A COP OUT?

By Kevin Boon

Introduction

So was COP 26 a cop out and just more blah blah blah? This year’s COP was hailed as humanity’s last chance. Among other things, it needed to deliver near-term targets to end the global burning of fossil fuels, and adequately support the worst-hit countries that have contributed the least to the climate crisis – but it didn’t.

WHERE WE ARE

Some new historic agreements were made. However, according to Climate Action Tracker, when governments’ actual policies – rather than pledges – are analysed, the world’s projected warming is a catastrophic 2.9 degrees by 2100.

World leaders were expected to submit updated ambitions and plans at COP26 to reduce their greenhouse gas emissions, and set out clearer pathways to large-scale emissions reductions by 2030 and net-zero by mid-century. In this respect it failed: plenty of pledges and promises were made but we still have no idea if these will translate into actual policies, and perhaps most importantly, whether or not this will happen in time.

COP PLEDGES

On Day 2, 105 countries signed on to the Global Methane Pledge to collectively reduce methane emissions 30% by 2030. On the same day, over one hundred countries backed a declaration to halt and reverse deforestation by 2030. Day 4 saw a much-needed announcement by 40 countries pledging to phase out coal use although the US, China, India and Australia were notably absent from this pledge. 

Rules were put in place to finally resolve Article 6 of the Paris Agreement, a framework for a global carbon market. While some activists have called the rules not restrictive enough, a global carbon market is the first step towards unlocking trillions of dollars worth of investments into clean energy, green technologies and financing resilience and adaptation measures in the developing world. It will also help regulate the growing voluntary carbon offset market, which if left untamed, would become a much bigger problem. There was encouraging evidence that the financial sector is beginning to move away from carbon.

WHERE COP FELL SHORT

On the downside, India and China objected to the term phasing out coal leaving the plan to “phase down coal” which does not incorporate any concrete deadline, and does not include any specific enforcing mechanism to hold countries accountable.

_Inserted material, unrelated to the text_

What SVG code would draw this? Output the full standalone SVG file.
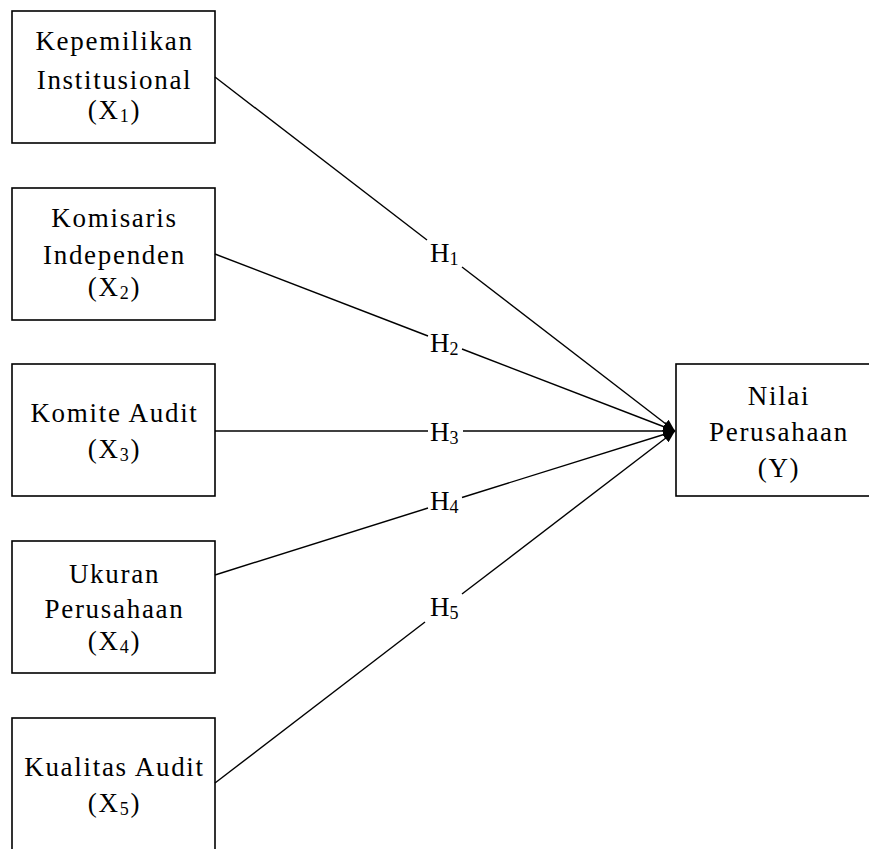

Objections to the final draft also requested scaling back ambitions to eliminate fossil fuel subsidies. Many of the pledges agreed upon at the summit remain purposefully vague, open to interpretation and lacking deadlines, enforcement mechanisms or both.

According to the U.N. Environment Programme (UNEP), developing nations will need up to $500 billion by 2050 for adaptation, which includes things like building flood defences, planting urban trees and introducing drought-resilient crops. But only a fraction of this is on the table.

Countries will be reconvening again next year in Egypt with revised plans. But this time round, we would say that, on balance, this was a cop out.